Problem statement:
Pull each line holding the word "seaborn" from the data.

►

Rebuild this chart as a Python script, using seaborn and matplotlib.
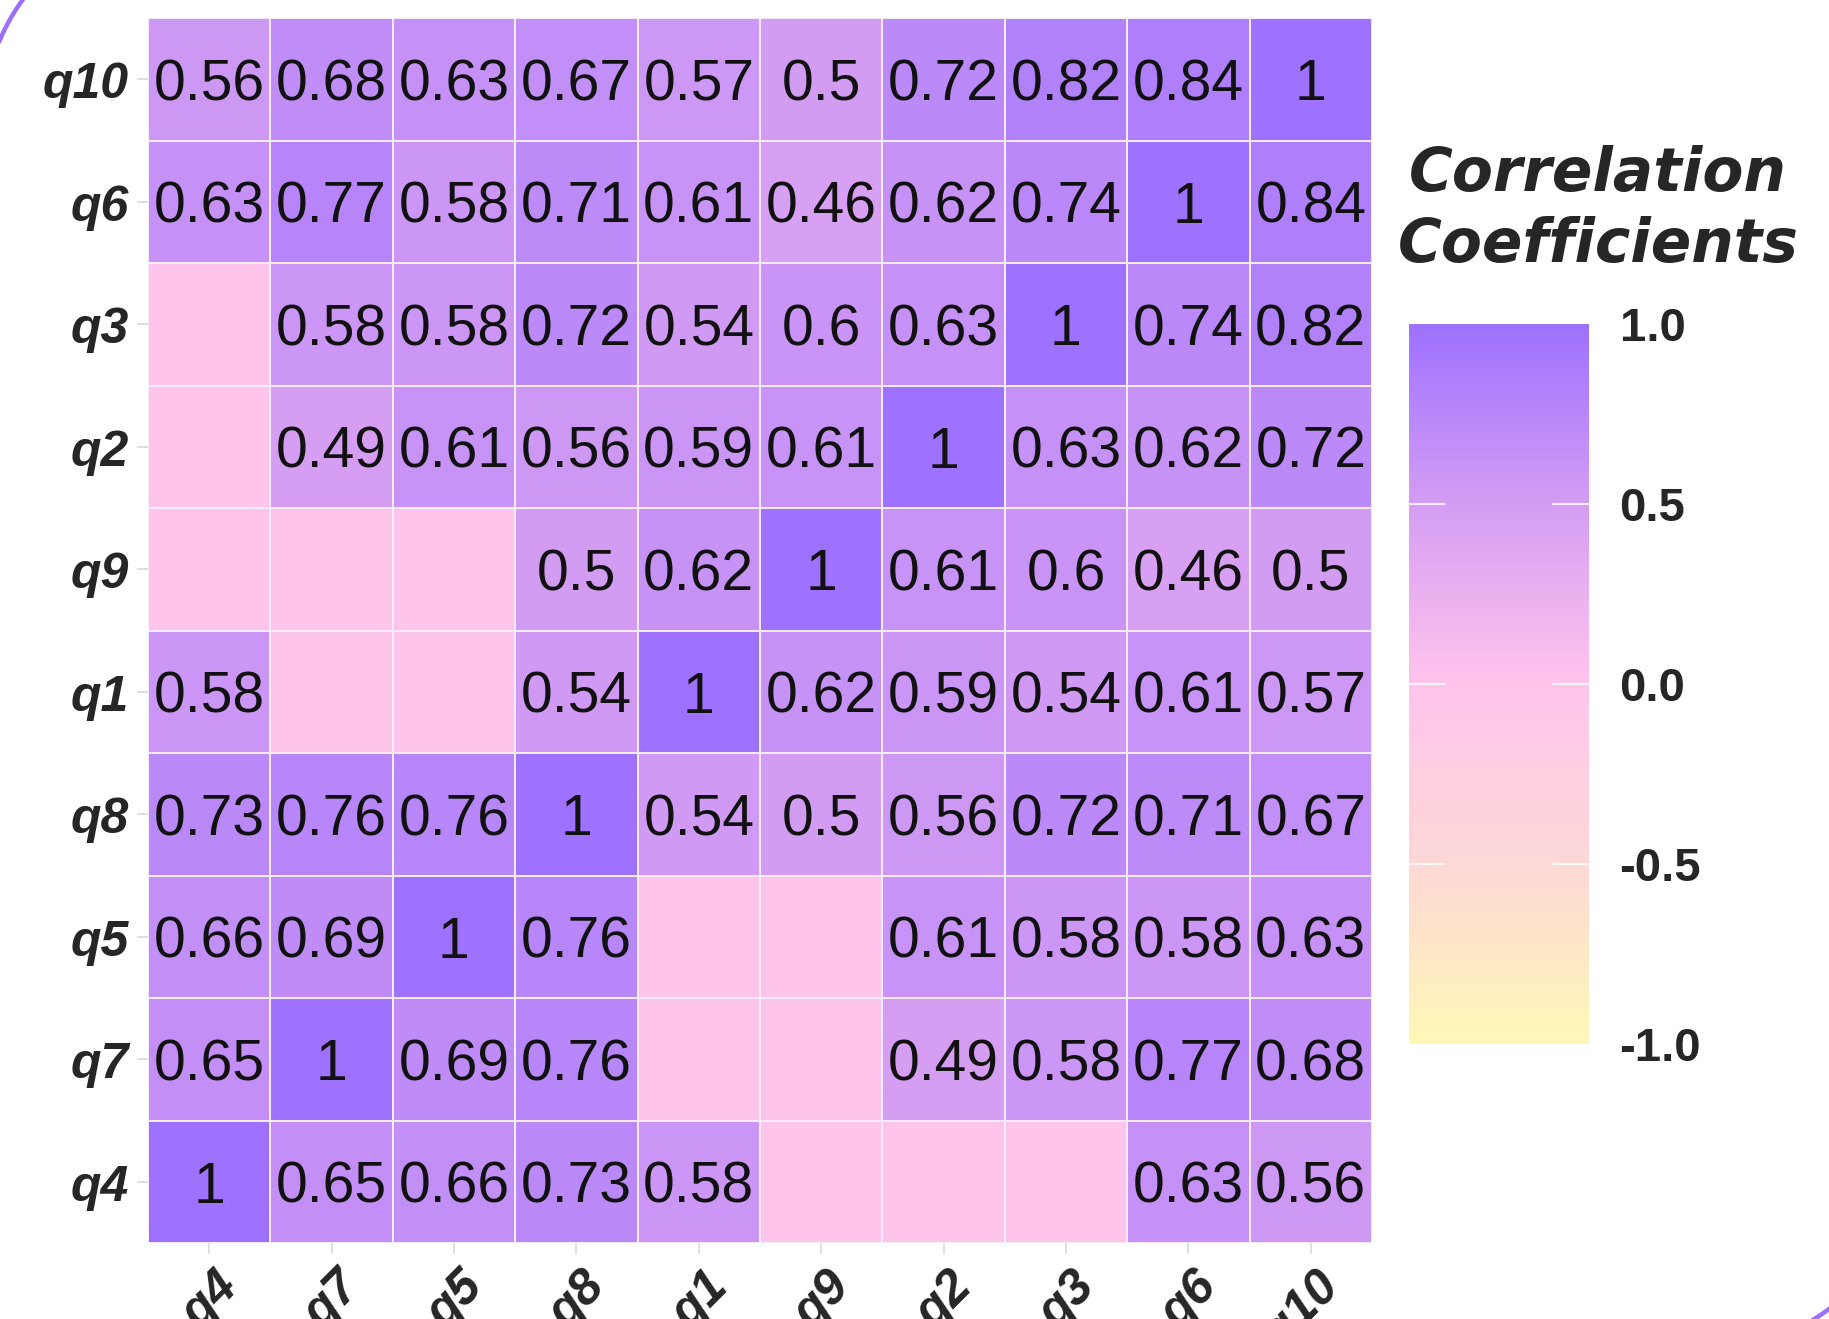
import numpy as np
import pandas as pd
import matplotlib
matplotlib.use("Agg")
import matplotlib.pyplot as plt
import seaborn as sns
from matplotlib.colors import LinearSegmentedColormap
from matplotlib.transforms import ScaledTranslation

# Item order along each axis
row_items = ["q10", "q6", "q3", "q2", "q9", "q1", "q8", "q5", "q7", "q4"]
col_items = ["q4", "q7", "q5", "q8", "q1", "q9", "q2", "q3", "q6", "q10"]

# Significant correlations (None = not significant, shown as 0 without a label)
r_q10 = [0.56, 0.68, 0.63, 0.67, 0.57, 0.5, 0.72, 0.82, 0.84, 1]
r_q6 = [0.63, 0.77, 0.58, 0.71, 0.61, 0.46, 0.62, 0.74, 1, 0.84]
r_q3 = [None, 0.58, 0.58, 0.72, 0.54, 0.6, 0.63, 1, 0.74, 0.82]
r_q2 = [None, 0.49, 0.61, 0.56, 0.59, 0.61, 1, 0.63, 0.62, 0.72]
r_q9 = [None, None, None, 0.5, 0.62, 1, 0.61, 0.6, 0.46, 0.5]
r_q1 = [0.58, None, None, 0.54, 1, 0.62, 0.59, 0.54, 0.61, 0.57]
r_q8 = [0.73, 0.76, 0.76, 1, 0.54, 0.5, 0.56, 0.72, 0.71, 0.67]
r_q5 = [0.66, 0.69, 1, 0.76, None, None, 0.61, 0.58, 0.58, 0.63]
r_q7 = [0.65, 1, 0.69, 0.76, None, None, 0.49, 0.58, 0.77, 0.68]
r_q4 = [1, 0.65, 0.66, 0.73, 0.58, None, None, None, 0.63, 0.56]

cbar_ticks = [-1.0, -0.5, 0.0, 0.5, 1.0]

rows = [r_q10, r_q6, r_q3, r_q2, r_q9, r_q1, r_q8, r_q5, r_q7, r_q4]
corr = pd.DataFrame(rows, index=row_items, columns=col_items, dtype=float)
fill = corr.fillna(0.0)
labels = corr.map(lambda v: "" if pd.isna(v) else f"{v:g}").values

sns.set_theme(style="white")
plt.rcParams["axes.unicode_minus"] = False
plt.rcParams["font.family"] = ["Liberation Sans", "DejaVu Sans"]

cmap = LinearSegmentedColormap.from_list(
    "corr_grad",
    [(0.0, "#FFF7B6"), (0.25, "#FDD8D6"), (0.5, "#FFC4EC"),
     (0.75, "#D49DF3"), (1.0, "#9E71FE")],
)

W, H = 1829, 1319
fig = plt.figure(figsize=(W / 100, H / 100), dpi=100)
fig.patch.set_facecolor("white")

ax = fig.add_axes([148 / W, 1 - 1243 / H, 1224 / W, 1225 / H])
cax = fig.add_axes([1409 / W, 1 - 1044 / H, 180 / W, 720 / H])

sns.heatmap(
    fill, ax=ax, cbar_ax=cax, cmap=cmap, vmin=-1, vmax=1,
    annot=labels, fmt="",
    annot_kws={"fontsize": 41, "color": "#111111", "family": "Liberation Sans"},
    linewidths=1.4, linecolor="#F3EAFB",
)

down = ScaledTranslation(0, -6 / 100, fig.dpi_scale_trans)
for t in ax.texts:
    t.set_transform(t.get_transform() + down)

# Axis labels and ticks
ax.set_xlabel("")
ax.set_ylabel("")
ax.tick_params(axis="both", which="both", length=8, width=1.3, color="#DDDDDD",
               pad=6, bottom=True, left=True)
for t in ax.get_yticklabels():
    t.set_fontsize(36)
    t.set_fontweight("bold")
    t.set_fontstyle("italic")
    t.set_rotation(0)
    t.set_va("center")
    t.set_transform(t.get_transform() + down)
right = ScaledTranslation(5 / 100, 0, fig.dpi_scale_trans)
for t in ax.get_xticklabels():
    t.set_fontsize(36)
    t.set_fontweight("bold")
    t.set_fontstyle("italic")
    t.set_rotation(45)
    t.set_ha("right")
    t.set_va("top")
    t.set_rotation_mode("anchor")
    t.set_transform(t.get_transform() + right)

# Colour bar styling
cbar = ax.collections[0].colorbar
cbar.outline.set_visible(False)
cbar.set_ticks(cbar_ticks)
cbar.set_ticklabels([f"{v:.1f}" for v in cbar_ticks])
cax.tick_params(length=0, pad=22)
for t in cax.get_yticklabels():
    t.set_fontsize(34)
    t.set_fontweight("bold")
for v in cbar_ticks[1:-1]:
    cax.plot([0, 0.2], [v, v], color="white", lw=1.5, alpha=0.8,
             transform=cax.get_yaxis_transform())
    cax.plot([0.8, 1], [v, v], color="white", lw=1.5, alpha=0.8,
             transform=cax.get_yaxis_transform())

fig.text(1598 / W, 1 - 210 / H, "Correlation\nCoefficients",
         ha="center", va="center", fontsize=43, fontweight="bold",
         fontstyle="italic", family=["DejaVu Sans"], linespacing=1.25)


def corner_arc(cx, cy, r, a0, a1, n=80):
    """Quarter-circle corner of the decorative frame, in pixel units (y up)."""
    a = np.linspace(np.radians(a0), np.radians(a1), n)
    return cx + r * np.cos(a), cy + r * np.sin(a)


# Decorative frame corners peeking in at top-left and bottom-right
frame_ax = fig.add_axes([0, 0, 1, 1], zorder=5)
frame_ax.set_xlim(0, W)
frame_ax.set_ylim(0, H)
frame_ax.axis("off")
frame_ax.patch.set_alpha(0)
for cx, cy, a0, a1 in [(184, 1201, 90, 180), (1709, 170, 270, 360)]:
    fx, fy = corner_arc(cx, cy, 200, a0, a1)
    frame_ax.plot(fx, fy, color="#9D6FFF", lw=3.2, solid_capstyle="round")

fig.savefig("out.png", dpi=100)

◄

Answer to this task:
Rebuild this chart as a Python script, using seaborn and matplotlib.
import seaborn as sns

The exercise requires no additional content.